**Your objective**. The data below needs to be returned exactly, line for line.

──────────────────────────────

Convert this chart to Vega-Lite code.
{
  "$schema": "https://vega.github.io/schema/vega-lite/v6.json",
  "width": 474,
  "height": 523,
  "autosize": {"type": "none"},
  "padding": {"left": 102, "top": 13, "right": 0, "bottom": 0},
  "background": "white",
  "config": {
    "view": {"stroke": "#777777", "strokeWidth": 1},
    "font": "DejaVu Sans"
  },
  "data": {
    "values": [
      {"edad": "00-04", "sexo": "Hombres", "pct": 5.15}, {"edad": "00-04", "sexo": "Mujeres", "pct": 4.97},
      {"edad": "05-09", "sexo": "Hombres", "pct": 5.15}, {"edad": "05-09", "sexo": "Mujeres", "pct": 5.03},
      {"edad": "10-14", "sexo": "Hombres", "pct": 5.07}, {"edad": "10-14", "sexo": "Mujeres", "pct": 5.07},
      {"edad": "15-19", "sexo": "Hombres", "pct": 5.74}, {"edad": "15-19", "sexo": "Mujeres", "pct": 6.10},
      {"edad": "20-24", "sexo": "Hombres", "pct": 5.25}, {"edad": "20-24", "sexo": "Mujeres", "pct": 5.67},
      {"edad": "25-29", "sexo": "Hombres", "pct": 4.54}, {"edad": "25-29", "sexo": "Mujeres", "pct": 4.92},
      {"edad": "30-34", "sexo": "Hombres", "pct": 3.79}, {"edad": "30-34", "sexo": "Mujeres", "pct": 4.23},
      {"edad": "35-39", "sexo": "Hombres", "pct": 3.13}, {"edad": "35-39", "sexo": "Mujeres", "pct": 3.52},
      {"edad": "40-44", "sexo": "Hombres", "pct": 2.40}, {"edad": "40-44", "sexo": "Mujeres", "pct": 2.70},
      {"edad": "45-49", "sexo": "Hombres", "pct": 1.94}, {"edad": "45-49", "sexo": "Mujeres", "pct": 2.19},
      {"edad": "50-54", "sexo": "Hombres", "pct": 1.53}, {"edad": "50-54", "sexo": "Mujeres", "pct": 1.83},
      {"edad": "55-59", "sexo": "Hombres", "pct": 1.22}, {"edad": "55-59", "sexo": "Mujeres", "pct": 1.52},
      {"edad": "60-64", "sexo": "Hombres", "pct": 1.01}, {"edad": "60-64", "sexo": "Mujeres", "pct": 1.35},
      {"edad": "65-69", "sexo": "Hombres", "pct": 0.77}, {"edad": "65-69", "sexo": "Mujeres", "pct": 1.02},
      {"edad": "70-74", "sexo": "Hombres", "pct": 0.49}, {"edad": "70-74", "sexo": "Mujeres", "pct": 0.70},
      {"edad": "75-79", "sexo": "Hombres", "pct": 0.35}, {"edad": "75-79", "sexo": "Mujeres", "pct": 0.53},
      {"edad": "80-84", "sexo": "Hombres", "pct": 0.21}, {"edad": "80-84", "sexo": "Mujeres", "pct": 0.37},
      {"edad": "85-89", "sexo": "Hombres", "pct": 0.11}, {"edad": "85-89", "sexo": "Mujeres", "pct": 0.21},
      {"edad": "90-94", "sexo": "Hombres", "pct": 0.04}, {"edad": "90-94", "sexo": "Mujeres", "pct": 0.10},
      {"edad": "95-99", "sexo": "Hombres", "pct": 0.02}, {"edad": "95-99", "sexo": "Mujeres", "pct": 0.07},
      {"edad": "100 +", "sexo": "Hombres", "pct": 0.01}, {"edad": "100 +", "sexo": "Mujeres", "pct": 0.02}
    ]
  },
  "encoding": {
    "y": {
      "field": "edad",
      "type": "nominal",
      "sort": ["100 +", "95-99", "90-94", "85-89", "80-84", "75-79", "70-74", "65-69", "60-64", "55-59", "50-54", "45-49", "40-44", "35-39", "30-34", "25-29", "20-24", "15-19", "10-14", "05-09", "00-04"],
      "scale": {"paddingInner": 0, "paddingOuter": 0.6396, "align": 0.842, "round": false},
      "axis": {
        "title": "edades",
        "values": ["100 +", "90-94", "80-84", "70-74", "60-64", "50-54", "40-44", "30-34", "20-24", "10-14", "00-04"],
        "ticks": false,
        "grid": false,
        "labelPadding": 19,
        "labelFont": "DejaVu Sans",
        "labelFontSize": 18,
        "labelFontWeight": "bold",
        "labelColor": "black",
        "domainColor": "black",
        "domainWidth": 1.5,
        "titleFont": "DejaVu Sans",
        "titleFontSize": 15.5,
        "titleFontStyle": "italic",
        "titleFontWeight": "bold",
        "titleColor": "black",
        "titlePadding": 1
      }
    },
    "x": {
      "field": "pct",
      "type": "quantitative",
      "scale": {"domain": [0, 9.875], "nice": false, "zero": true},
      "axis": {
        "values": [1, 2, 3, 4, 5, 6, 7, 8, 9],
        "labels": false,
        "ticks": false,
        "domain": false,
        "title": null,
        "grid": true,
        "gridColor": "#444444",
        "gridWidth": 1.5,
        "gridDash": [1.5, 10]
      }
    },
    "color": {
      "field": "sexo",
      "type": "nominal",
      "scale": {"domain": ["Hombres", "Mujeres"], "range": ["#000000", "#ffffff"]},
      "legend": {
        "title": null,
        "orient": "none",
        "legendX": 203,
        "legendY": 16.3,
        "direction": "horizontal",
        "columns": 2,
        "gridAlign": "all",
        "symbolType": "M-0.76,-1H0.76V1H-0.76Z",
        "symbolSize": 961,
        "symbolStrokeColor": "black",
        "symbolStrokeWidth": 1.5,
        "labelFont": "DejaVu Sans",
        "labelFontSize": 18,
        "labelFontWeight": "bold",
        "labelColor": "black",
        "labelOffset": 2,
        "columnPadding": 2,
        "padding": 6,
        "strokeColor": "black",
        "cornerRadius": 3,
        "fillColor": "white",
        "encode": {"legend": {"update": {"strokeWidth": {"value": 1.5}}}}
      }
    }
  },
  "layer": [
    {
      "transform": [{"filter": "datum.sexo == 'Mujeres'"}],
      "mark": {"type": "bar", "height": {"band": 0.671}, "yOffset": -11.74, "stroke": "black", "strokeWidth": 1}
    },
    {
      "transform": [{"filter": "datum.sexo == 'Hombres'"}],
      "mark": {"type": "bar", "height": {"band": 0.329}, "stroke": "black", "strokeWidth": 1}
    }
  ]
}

──────────────────────────────

**In response**.
Convert this chart to Vega-Lite code.
{
  "$schema": "https://vega.github.io/schema/vega-lite/v6.json",
  "width": 474,
  "height": 523,
  "autosize": {"type": "none"},
  "padding": {"left": 102, "top": 13, "right": 0, "bottom": 0},
  "background": "white",
  "config": {
    "view": {"stroke": "#777777", "strokeWidth": 1},
    "font": "DejaVu Sans"
  },
  "data": {
    "values": [
      {"edad": "00-04", "sexo": "Hombres", "pct": 5.15}, {"edad": "00-04", "sexo": "Mujeres", "pct": 4.97},
      {"edad": "05-09", "sexo": "Hombres", "pct": 5.15}, {"edad": "05-09", "sexo": "Mujeres", "pct": 5.03},
      {"edad": "10-14", "sexo": "Hombres", "pct": 5.07}, {"edad": "10-14", "sexo": "Mujeres", "pct": 5.07},
      {"edad": "15-19", "sexo": "Hombres", "pct": 5.74}, {"edad": "15-19", "sexo": "Mujeres", "pct": 6.10},
      {"edad": "20-24", "sexo": "Hombres", "pct": 5.25}, {"edad": "20-24", "sexo": "Mujeres", "pct": 5.67},
      {"edad": "25-29", "sexo": "Hombres", "pct": 4.54}, {"edad": "25-29", "sexo": "Mujeres", "pct": 4.92},
      {"edad": "30-34", "sexo": "Hombres", "pct": 3.79}, {"edad": "30-34", "sexo": "Mujeres", "pct": 4.23},
      {"edad": "35-39", "sexo": "Hombres", "pct": 3.13}, {"edad": "35-39", "sexo": "Mujeres", "pct": 3.52},
      {"edad": "40-44", "sexo": "Hombres", "pct": 2.40}, {"edad": "40-44", "sexo": "Mujeres", "pct": 2.70},
      {"edad": "45-49", "sexo": "Hombres", "pct": 1.94}, {"edad": "45-49", "sexo": "Mujeres", "pct": 2.19},
      {"edad": "50-54", "sexo": "Hombres", "pct": 1.53}, {"edad": "50-54", "sexo": "Mujeres", "pct": 1.83},
      {"edad": "55-59", "sexo": "Hombres", "pct": 1.22}, {"edad": "55-59", "sexo": "Mujeres", "pct": 1.52},
      {"edad": "60-64", "sexo": "Hombres", "pct": 1.01}, {"edad": "60-64", "sexo": "Mujeres", "pct": 1.35},
      {"edad": "65-69", "sexo": "Hombres", "pct": 0.77}, {"edad": "65-69", "sexo": "Mujeres", "pct": 1.02},
      {"edad": "70-74", "sexo": "Hombres", "pct": 0.49}, {"edad": "70-74", "sexo": "Mujeres", "pct": 0.70},
      {"edad": "75-79", "sexo": "Hombres", "pct": 0.35}, {"edad": "75-79", "sexo": "Mujeres", "pct": 0.53},
      {"edad": "80-84", "sexo": "Hombres", "pct": 0.21}, {"edad": "80-84", "sexo": "Mujeres", "pct": 0.37},
      {"edad": "85-89", "sexo": "Hombres", "pct": 0.11}, {"edad": "85-89", "sexo": "Mujeres", "pct": 0.21},
      {"edad": "90-94", "sexo": "Hombres", "pct": 0.04}, {"edad": "90-94", "sexo": "Mujeres", "pct": 0.10},
      {"edad": "95-99", "sexo": "Hombres", "pct": 0.02}, {"edad": "95-99", "sexo": "Mujeres", "pct": 0.07},
      {"edad": "100 +", "sexo": "Hombres", "pct": 0.01}, {"edad": "100 +", "sexo": "Mujeres", "pct": 0.02}
    ]
  },
  "encoding": {
    "y": {
      "field": "edad",
      "type": "nominal",
      "sort": ["100 +", "95-99", "90-94", "85-89", "80-84", "75-79", "70-74", "65-69", "60-64", "55-59", "50-54", "45-49", "40-44", "35-39", "30-34", "25-29", "20-24", "15-19", "10-14", "05-09", "00-04"],
      "scale": {"paddingInner": 0, "paddingOuter": 0.6396, "align": 0.842, "round": false},
      "axis": {
        "title": "edades",
        "values": ["100 +", "90-94", "80-84", "70-74", "60-64", "50-54", "40-44", "30-34", "20-24", "10-14", "00-04"],
        "ticks": false,
        "grid": false,
        "labelPadding": 19,
        "labelFont": "DejaVu Sans",
        "labelFontSize": 18,
        "labelFontWeight": "bold",
        "labelColor": "black",
        "domainColor": "black",
        "domainWidth": 1.5,
        "titleFont": "DejaVu Sans",
        "titleFontSize": 15.5,
        "titleFontStyle": "italic",
        "titleFontWeight": "bold",
        "titleColor": "black",
        "titlePadding": 1
      }
    },
    "x": {
      "field": "pct",
      "type": "quantitative",
      "scale": {"domain": [0, 9.875], "nice": false, "zero": true},
      "axis": {
        "values": [1, 2, 3, 4, 5, 6, 7, 8, 9],
        "labels": false,
        "ticks": false,
        "domain": false,
        "title": null,
        "grid": true,
        "gridColor": "#444444",
        "gridWidth": 1.5,
        "gridDash": [1.5, 10]
      }
    },
    "color": {
      "field": "sexo",
      "type": "nominal",
      "scale": {"domain": ["Hombres", "Mujeres"], "range": ["#000000", "#ffffff"]},
      "legend": {
        "title": null,
        "orient": "none",
        "legendX": 203,
        "legendY": 16.3,
        "direction": "horizontal",
        "columns": 2,
        "gridAlign": "all",
        "symbolType": "M-0.76,-1H0.76V1H-0.76Z",
        "symbolSize": 961,
        "symbolStrokeColor": "black",
        "symbolStrokeWidth": 1.5,
        "labelFont": "DejaVu Sans",
        "labelFontSize": 18,
        "labelFontWeight": "bold",
        "labelColor": "black",
        "labelOffset": 2,
        "columnPadding": 2,
        "padding": 6,
        "strokeColor": "black",
        "cornerRadius": 3,
        "fillColor": "white",
        "encode": {"legend": {"update": {"strokeWidth": {"value": 1.5}}}}
      }
    }
  },
  "layer": [
    {
      "transform": [{"filter": "datum.sexo == 'Mujeres'"}],
      "mark": {"type": "bar", "height": {"band": 0.671}, "yOffset": -11.74, "stroke": "black", "strokeWidth": 1}
    },
    {
      "transform": [{"filter": "datum.sexo == 'Hombres'"}],
      "mark": {"type": "bar", "height": {"band": 0.329}, "stroke": "black", "strokeWidth": 1}
    }
  ]
}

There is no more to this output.